We have bowed to the little totalitarians like the so-called American Civil Liberties Union who try each year to stamp out more symbols of Christmas. They have even intimidated many schools and businesses into changing the name of their "Christmas vacation" to the "winter holiday." Some stores have been intimidated into dropping the phrase "Merry Christmas."

Yet now and then we sheep rebel. The issue may be large or small but in any event we let the clever folks know that we won't always buy their cleverness.

For years, the non-judgmental sophisticates argued that Pete Rose should be in the Baseball Hall of Fame. Whatever rules he may have violated, his record on the field was all that mattered - or so they said.

By this reasoning, Shoeless Joe Jackson should also be in the Baseball Hall of Fame, despite his role in throwing the 1919 World Series. After all, Shoeless Joe hit .408 at his peak and had a lifetime batting average of .356. Those are Hall of Fame numbers.

Mark McGwire, with his 70 home runs in 1998, had a greater season than Pete Rose ever did, so you might think that the baseball writers who vote on such things would be all in favor of putting him in the Baseball Hall of Fame as well, despite the steroid scandal and McGwire's taking the Fifth Amendment when questioned in Congress about whether he used steroids.

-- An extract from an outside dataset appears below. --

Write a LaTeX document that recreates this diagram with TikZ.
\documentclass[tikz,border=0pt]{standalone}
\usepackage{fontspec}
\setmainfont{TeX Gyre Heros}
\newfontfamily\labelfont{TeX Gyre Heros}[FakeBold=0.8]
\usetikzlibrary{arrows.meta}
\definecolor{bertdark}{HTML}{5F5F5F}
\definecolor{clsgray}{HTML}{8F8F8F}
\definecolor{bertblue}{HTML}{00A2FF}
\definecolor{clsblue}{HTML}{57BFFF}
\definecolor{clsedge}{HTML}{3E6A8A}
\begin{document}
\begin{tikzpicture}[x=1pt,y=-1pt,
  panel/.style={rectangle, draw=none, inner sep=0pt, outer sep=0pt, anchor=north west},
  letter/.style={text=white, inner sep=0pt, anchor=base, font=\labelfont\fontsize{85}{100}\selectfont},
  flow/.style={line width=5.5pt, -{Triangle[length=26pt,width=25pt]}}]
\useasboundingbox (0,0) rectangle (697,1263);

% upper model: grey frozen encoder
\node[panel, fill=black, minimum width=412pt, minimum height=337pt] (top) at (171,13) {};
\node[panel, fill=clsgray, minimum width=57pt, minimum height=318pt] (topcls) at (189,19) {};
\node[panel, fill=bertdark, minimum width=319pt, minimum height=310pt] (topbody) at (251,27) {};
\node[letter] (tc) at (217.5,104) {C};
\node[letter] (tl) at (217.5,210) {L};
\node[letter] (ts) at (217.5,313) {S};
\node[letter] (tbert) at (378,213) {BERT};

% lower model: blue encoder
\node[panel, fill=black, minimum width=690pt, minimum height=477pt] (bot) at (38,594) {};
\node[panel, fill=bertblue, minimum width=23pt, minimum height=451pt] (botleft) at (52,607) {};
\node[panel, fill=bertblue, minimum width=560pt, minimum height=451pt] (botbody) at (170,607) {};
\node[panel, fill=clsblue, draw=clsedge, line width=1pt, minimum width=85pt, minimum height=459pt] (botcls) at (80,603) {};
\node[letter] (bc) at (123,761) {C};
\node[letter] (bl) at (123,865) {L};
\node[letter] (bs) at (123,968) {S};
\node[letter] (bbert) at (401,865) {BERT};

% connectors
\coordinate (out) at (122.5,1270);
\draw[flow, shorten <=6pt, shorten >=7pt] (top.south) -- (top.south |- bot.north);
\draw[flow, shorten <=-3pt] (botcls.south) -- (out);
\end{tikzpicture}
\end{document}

But nearly three-quarters of the writers polled say that they will not vote for him, even though nothing was proved against him. Nothing was proved in court against the players accused of throwing the 1919 World Series but they were all banned from baseball for life anyway.

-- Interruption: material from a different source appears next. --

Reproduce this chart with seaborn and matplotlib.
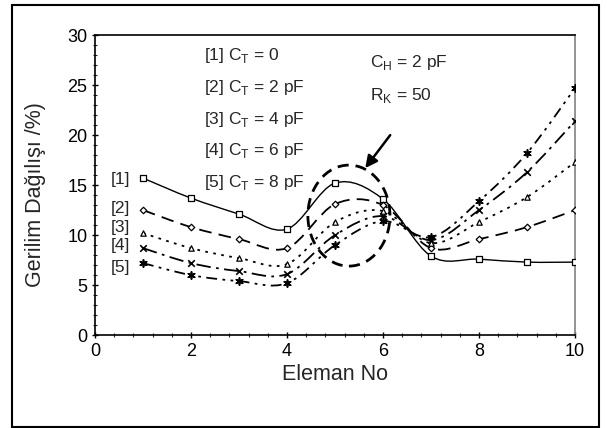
import numpy as np
import matplotlib
matplotlib.use("Agg")
import matplotlib.pyplot as plt
import seaborn as sns
from matplotlib.path import Path
from matplotlib.patches import PathPatch, Ellipse, Rectangle

# values
eleman = [1, 2, 3, 4, 5, 6, 7, 8, 9, 10]
ct0 = [15.7, 13.7, 12.1, 10.6, 15.2, 13.6, 7.9, 7.6, 7.3, 7.3]
ct2 = [12.5, 10.8, 9.6, 8.7, 13.1, 13.0, 8.7, 9.6, 10.8, 12.5]
ct4 = [10.2, 8.7, 7.7, 7.1, 11.3, 12.4, 9.2, 11.3, 13.8, 17.3]
ct6 = [8.7, 7.2, 6.4, 6.1, 10.0, 11.9, 9.5, 12.5, 16.3, 21.4]
ct8 = [7.2, 6.0, 5.4, 5.2, 9.0, 11.4, 9.8, 13.4, 18.2, 24.7]

series = [ct0, ct2, ct4, ct6, ct8]
tags = ["[1]", "[2]", "[3]", "[4]", "[5]"]
legend_lines = [r"[1] C$_\mathregular{T}$ = 0", r"[2] C$_\mathregular{T}$ = 2 pF",
                r"[3] C$_\mathregular{T}$ = 4 pF", r"[4] C$_\mathregular{T}$ = 6 pF",
                r"[5] C$_\mathregular{T}$ = 8 pF"]

markers = ["s", "D", "^", "x", (6, 2, 0)]
msizes = [16, 11, 15, 22, 26]
dashes = [None, (7, 4), (1.5, 3), (8, 3, 1.5, 3), (6, 3, 1.5, 3, 1.5, 3)]

sns.set_theme(style="white")
plt.rcParams["font.family"] = ["Liberation Sans", "DejaVu Sans"]
plt.rcParams["mathtext.fontset"] = "custom"
plt.rcParams["mathtext.rm"] = "Liberation Sans"

fig = plt.figure(figsize=(6.07, 4.28), dpi=100)
ax = fig.add_axes([0.1565, 0.217, 0.7908, 0.701])


def smooth_path(x, y):
    # Excel-style smoothed line: cubic bezier segments through the points
    pts = np.column_stack([x, y]).astype(float)
    n = len(pts)
    verts = [pts[0]]
    codes = [Path.MOVETO]
    for i in range(n - 1):
        p0 = pts[i - 1] if i > 0 else pts[i]
        p1 = pts[i]
        p2 = pts[i + 1]
        p3 = pts[i + 2] if i + 2 < n else pts[i + 1]
        c1 = p1 + (p2 - p0) / 6.0
        c2 = p2 - (p3 - p1) / 6.0
        verts += [c1, c2, p2]
        codes += [Path.CURVE4] * 3
    return Path(verts, codes)


for vals, mk, ms, ds in zip(series, markers, msizes, dashes):
    patch = PathPatch(smooth_path(eleman, vals), fill=False, edgecolor="black",
                      lw=1.0 if ds is None else 1.3, zorder=2)
    if ds is not None:
        patch.set_linestyle((0, ds))
    ax.add_patch(patch)
    filled = mk in ("x", (6, 2, 0))
    sns.scatterplot(x=eleman, y=vals, marker=mk, s=ms, ax=ax, zorder=3,
                    facecolor="black" if filled else "white",
                    edgecolor="black", linewidth=0.9 if not filled else 1.2,
                    color="black", legend=False)

# highlight ellipse and arrow
ax.add_patch(Ellipse((5.29, 11.95), 1.71, 10.1, fill=False, edgecolor="black",
                     lw=2.0, linestyle=(0, (4, 2.5)), zorder=4))
ax.annotate("", xy=(5.63, 16.7), xytext=(6.15, 20.0),
            arrowprops=dict(arrowstyle="-|>", color="black", lw=1.8,
                            mutation_scale=18, shrinkA=0, shrinkB=0))

# text annotations
leg_y = [28.0, 24.8, 21.6, 18.5, 15.3]
for txt, yy in zip(legend_lines, leg_y):
    ax.text(2.27, yy, txt, fontsize=12.5, va="center", ha="left")
ax.text(5.73, 27.3, r"C$_\mathregular{H}$ = 2 pF", fontsize=12.5, va="center")
ax.text(5.73, 24.0, r"R$_\mathregular{K}$ = 50", fontsize=12.5, va="center")

tag_y = [15.6, 12.7, 10.8, 9.0, 6.8]
for t, yy in zip(tags, tag_y):
    ax.text(0.73, yy, t, fontsize=12.5, va="center", ha="right")

ax.set_xlim(0, 10)
ax.set_ylim(0, 30)
ax.set_xticks(range(0, 11, 2))
ax.set_yticks(range(0, 31, 5))
ax.set_xticks(np.arange(0, 10.01, 0.4), minor=True)
ax.set_yticks(range(0, 31), minor=True)
ax.tick_params(axis="both", which="major", labelsize=13, length=4,
               direction="inout", width=1, colors="black")
ax.tick_params(axis="both", which="minor", length=3, direction="inout", width=0.8)
ax.tick_params(left=True, bottom=True, which="both")
ax.set_xlabel("Eleman No", fontsize=15.5, labelpad=3)
ax.set_ylabel("Gerilim Dağılışı /%)", fontsize=15.5, labelpad=10)
ax.yaxis.set_label_coords(-0.102, 0.47)

for side in ["left", "bottom", "top"]:
    ax.spines[side].set_color("black")
    ax.spines[side].set_linewidth(1.2)
ax.spines["right"].set_color("#808080")
ax.spines["right"].set_linewidth(1.2)

# outer chart border
fig.patches.append(Rectangle((0.0198, 0.003), 0.967, 0.985, transform=fig.transFigure,
                             fill=False, edgecolor="black", lw=1.5))

fig.savefig("out.png", dpi=100)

The fact that everyone is presumed to be innocent in a court of law until proven guilty does not mean that those of us who are not in a court of law have to make that same presumption. It is part of the mindless repetition of words in our time that so many people cannot make that basic distinction.

Congressman Alcee L. Hastings was not convicted in a court of law of taking bribes when he was a federal judge back in the 1980s. But his fellow judges raised that suspicion, his fellow Democrats in the House of Representatives impeached him and Democrats who controlled the Senate removed him from the federal bench.

What Members of Congress were voting on was not whether to send Alcee L. Hastings to jail but whether he was too big a risk to be left with all the powers of a federal judge.

Apparently future House Speaker Nancy Pelosi was willing to risk putting this man with his checkered past in charge of the intelligence committee in the House of Representatives. But outrage among the public, including some in the liberal media, showed that the "non-judgmental" attitude has not yet eliminated common sense and common decency.

There are still flickering signs of hope.